Re: [PATCH 11/13] target: replace work per cmd in completion path

Mike Christie <michael.christie@xxxxxxxxxx> · Wed, 10 Feb 2021 12:33:34 -0600

On 2/10/21 2:42 AM, Christoph Hellwig wrote:
> On Tue, Feb 09, 2021 at 06:38:43AM -0600, Mike Christie wrote:
>> Doing a work per cmd can lead to lots of threads being created.
>> This patch just replaces the completion work per cmd with a per cpu
>> list. Combined with the first patches this allows tcm loop on top of
>> initiators like iser to go from around 700K IOPs to 1000K and reduces
>> the number of threads that get created when the system is under heavy
>> load and hitting the initiator drivers tagging limits.
> 
> OTOH it does increase completion latency, which might be the preference
> for some workloads.  Do we need a tunable here?
> 

I didn't see an increase with higher perf setups like 100G (really 60
somehting) iser/srp and even using ram disks. I think it's because either
way we run one cmd on each cpu at a time, or if we do kick off cmds on
different threads they still run on the same cpu so latency didn't change
overall.

1. Without my patch each cmd has a work struct. target_complete_cmd does
queue_work_on which puts the cmd's work on the worker pool for that cpu.
With faster drivers, workqueue.c does the equivalent of a loop over each
work/cmd running one work on the cpu, that completes, then running the next.

If we get to the point where the workqueue code runs cmds in different threads
on the same cpu, they end up sharing the cpu so latency wasn't changing
(I didn't debug this very much).

I can't tell how much the rescuer thread comes into this though. Maybe it
could come in and run cmds on a different cpu, and that would help.
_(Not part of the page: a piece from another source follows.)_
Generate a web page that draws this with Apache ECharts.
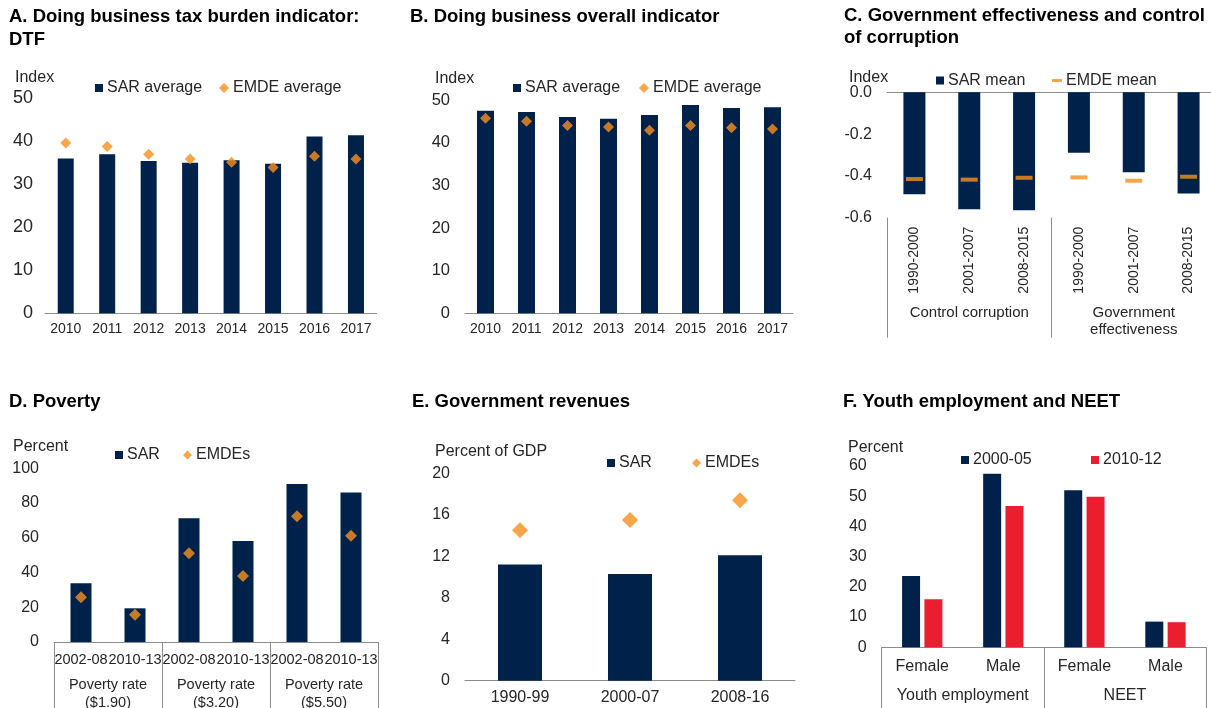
<!DOCTYPE html>
<html><head><meta charset="utf-8">
<script src="https://cdn.jsdelivr.net/npm/echarts@6/dist/echarts.min.js"></script>
<style>html,body{margin:0;padding:0;background:#fff}#c{width:1211px;height:708px}</style>
</head><body><div id="c"></div>
<script>
// ---------- DATA ----------
const yearsA = ['2010','2011','2012','2013','2014','2015','2016','2017'];
const sarTax = [36.0,37.0,35.4,35.0,35.6,34.8,41.1,41.4];
const emdeTax = [39.6,38.8,37.0,35.9,35.1,33.9,36.5,35.9];
const sarOverall = [47.5,47.2,46.0,45.6,46.5,48.8,48.1,48.3];
const emdeOverall = [45.7,45.0,44.0,43.7,42.9,44.0,43.5,43.2];
const govPeriods = ['1990-2000','2001-2007','2008-2015','1990-2000','2001-2007','2008-2015'];
const govGroups = ['Control corruption','Government\neffectiveness'];
const sarGov = [-0.488,-0.559,-0.564,-0.289,-0.382,-0.484];
const emdeGov = [-0.415,-0.418,-0.409,-0.407,-0.423,-0.404];
const povPeriods = ['2002-08','2010-13','2002-08','2010-13','2002-08','2010-13'];
const povGroups = ['Poverty rate\n($1.90)','Poverty rate\n($3.20)','Poverty rate\n($5.50)'];
const sarPov = [33.8,19.4,71.2,58.1,91.0,86.0];
const emdePov = [25.7,15.7,51.1,38.0,72.4,61.2];
const revPeriods = ['1990-99','2000-07','2008-16'];
const sarRev = [11.2,10.3,12.1];
const emdeRev = [14.5,15.5,17.4];
const youthCats = ['Female','Male','Female','Male'];
const youthGroups = ['Youth employment','NEET'];
const youth2000 = [23.6,57.4,52.0,8.5];
const youth2010 = [15.9,46.8,49.8,8.3];

// ---------- STYLE ----------
const FONT = 'Liberation Sans, Arial, sans-serif';
const NAVY = '#00214a', ORANGE = '#f7901e', RED = '#eb1e2f', TXT = '#262626', AX = '#8c8c8c';

const grids = [
  {left:45, top:98.3, width:331.7, height:215},   // A
  {left:465, top:100, width:328, height:213.3},   // B
  {left:887, top:92.3, width:329, height:125.4},  // C
  {left:54, top:468.3, width:324, height:173.7},  // D
  {left:465, top:473.3, width:330, height:207.4}, // E
  {left:881.7, top:466, width:324.3, height:181.3} // F
].map(g => Object.assign(g, {outerBoundsMode:'none', containLabel:false}));

function yAx(g, min, max, interval, fs, margin, fmt) {
  return {type:'value', gridIndex:g, min, max, interval,
    axisLine:{show:false}, axisTick:{show:false}, splitLine:{show:false},
    axisLabel:{fontSize:fs, color:TXT, fontFamily:FONT, margin, formatter:fmt}};
}
function xCat(g, data, opts) {
  const o = Object.assign({fs:14, margin:8, line:true, rotate:0, tick:0, labelLH:null, pos:'bottom', labelShow:true}, opts||{});
  return {type:'category', gridIndex:g, data, position:o.pos,
    axisLine:{show:o.line, onZero:false, lineStyle:{color:AX, width:1}},
    axisTick:{show:o.tick>0, length:o.tick, interval:0, lineStyle:{color:AX}},
    axisLabel:{show:o.labelShow, interval:0, fontSize:o.fs, color:TXT, fontFamily:FONT, margin:o.margin, rotate:o.rotate, lineHeight:o.labelLH||undefined},
    splitLine:{show:false}};
}

const xAxis = [
  xCat(0, yearsA, {fs:14, margin:9}),                                  //0
  xCat(1, yearsA, {fs:14, margin:9}),                                  //1
  xCat(2, govPeriods, {fs:14, margin:9, line:false, rotate:90}),        //2
  xCat(2, govGroups, {fs:15, margin:87, line:false, tick:120, labelLH:17}), //3
  xCat(2, govPeriods, {pos:'top', labelShow:false}),                   //4
  xCat(3, povPeriods, {fs:14.5, margin:10}),                           //5
  xCat(3, povGroups, {fs:14.5, margin:34, line:false, tick:66, labelLH:18}), //6
  xCat(4, revPeriods, {fs:16, margin:9}),                              //7
  xCat(5, youthCats, {fs:16, margin:11}),                              //8
  xCat(5, youthGroups, {fs:16, margin:40, line:false, tick:61})        //9
];
const yAxis = [
  yAx(0, 0, 50, 10, 18, 12),
  yAx(1, 0, 50, 10, 16.5, 15),
  yAx(2, -0.6, 0, 0.2, 16, 15, v => v.toFixed(1)),
  yAx(3, 0, 100, 20, 16, 15),
  yAx(4, 0, 20, 4, 16, 15),
  yAx(5, 0, 60, 10, 16, 15)
];

const series = [
  {name:'SAR average', type:'bar', xAxisIndex:0, yAxisIndex:0, data:sarTax, barWidth:16, itemStyle:{color:NAVY}},
  {name:'EMDE average', type:'scatter', xAxisIndex:0, yAxisIndex:0, data:emdeTax, symbol:'diamond', symbolSize:11, itemStyle:{color:ORANGE}},
  {name:'SAR average', type:'bar', xAxisIndex:1, yAxisIndex:1, data:sarOverall, barWidth:17, itemStyle:{color:NAVY}},
  {name:'EMDE average', type:'scatter', xAxisIndex:1, yAxisIndex:1, data:emdeOverall, symbol:'diamond', symbolSize:11, itemStyle:{color:ORANGE}},
  {name:'SAR mean', type:'bar', xAxisIndex:2, yAxisIndex:2, data:sarGov, barWidth:22, itemStyle:{color:NAVY}},
  {name:'EMDE mean', type:'scatter', xAxisIndex:2, yAxisIndex:2, data:emdeGov, symbol:'rect', symbolSize:[17,4], itemStyle:{color:ORANGE}},
  {name:'SAR', type:'bar', xAxisIndex:5, yAxisIndex:3, data:sarPov, barWidth:21, itemStyle:{color:NAVY}},
  {name:'EMDEs', type:'scatter', xAxisIndex:5, yAxisIndex:3, data:emdePov, symbol:'diamond', symbolSize:12, itemStyle:{color:ORANGE}},
  {name:'SAR', type:'bar', xAxisIndex:7, yAxisIndex:4, data:sarRev, barWidth:44, itemStyle:{color:NAVY}},
  {name:'EMDEs', type:'scatter', xAxisIndex:7, yAxisIndex:4, data:emdeRev, symbol:'diamond', symbolSize:16, itemStyle:{color:ORANGE}},
  {name:'2000-05', type:'bar', xAxisIndex:8, yAxisIndex:5, data:youth2000, barWidth:18, barGap:'24%', itemStyle:{color:NAVY}},
  {name:'2010-12', type:'bar', xAxisIndex:8, yAxisIndex:5, data:youth2010, barWidth:18, barGap:'24%', itemStyle:{color:RED}}
];

function T(text, left, top, fs, bold, lh) {
  return {text, left, top, padding:0, textStyle:{fontSize:fs, fontWeight:bold?'bold':'normal', color:bold?'#000':TXT, fontFamily:FONT, lineHeight:lh||fs+2}};
}
const title = [
  T('A. Doing business tax burden indicator:\nDTF', 9, 5, 18.5, true, 23),
  T('B. Doing business overall indicator', 410, 5, 18.5, true, 23),
  T('C. Government effectiveness and control\nof corruption', 844, 5, 18.5, true, 22),
  T('D. Poverty', 9, 390, 18.5, true, 23),
  T('E. Government revenues', 412, 390, 18.5, true, 23),
  T('F. Youth employment and NEET', 843, 390, 18.5, true, 23),
  T('Index', 15, 69, 16, false, 18),
  T('Index', 435, 70, 16, false, 18),
  T('Index', 849, 69, 16, false, 18),
  T('Percent', 13, 438, 16, false, 18),
  T('Percent of GDP', 435, 443, 16, false, 18),
  T('Percent', 848, 439, 16, false, 18)
];

function L(name, left, cy, icon, w, h) {
  return {data:[{name, icon}], left, top:cy-9, padding:0, itemWidth:w, itemHeight:h, itemGap:0,
    selectedMode:false, textStyle:{fontSize:16, color:TXT, fontFamily:FONT, lineHeight:18, padding:[0,0,0,-1]}};
}
const legend = [
  L('SAR average', 95, 88, 'rect', 8, 8),
  L('EMDE average', 219, 88, 'diamond', 10, 10),
  L('SAR average', 513, 88, 'rect', 8, 8),
  L('EMDE average', 639, 88, 'diamond', 10, 10),
  L('SAR mean', 936, 80.5, 'rect', 8, 8),
  L('EMDE mean', 1052, 80.5, 'rect', 10, 3),
  L('SAR', 115, 455, 'rect', 8, 8),
  L('EMDEs', 183, 455, 'diamond', 9, 9),
  L('SAR', 607, 463, 'rect', 8, 8),
  L('EMDEs', 692, 463, 'diamond', 9, 9),
  L('2000-05', 961, 460, 'rect', 8, 8),
  L('2010-12', 1091, 460, 'rect', 8, 8)
];

const chart = echarts.init(document.getElementById('c'), null, {renderer:'canvas'});
chart.setOption({animation:false, backgroundColor:'#fff', textStyle:{fontFamily:FONT},
  grid:grids, xAxis, yAxis, series, title, legend});
</script></body></html>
2. With the patch, we add the cmd to the device's per cpu list, then do
queue_work_on on the list's per cpu work. queue_work_on then either hits
the pending check or we run like #1 but on a per device basis instead of
per cmd.

However,

1. While I was checking this I noticed for commands that set
transport_complete_callback, then I need to do the per cmd work, since
they can be slow. I'll fix this on the next posting.

2. For the latency issue, did you want the cmd to be able to run on any cpu?
I think this won't happen now under normal cases, because the workqueue does
not set WQ_UNBOUND. Did we want a tunable for that?

>> +static void target_queue_cmd_work(struct se_cmd_queue *q, struct se_cmd *se_cmd,
>> +				  int cpu, struct workqueue_struct *wq)
>>  {
>> -	struct se_cmd *cmd = container_of(work, struct se_cmd, work);
>> +	llist_add(&se_cmd->se_cmd_list, &q->cmd_list);
>> +	queue_work_on(cpu, wq, &q->work);
>> +}
> 
> Do we need this helper at all?  Having it open coded in the two callers
> would seem easier to follow to me.

I can do that.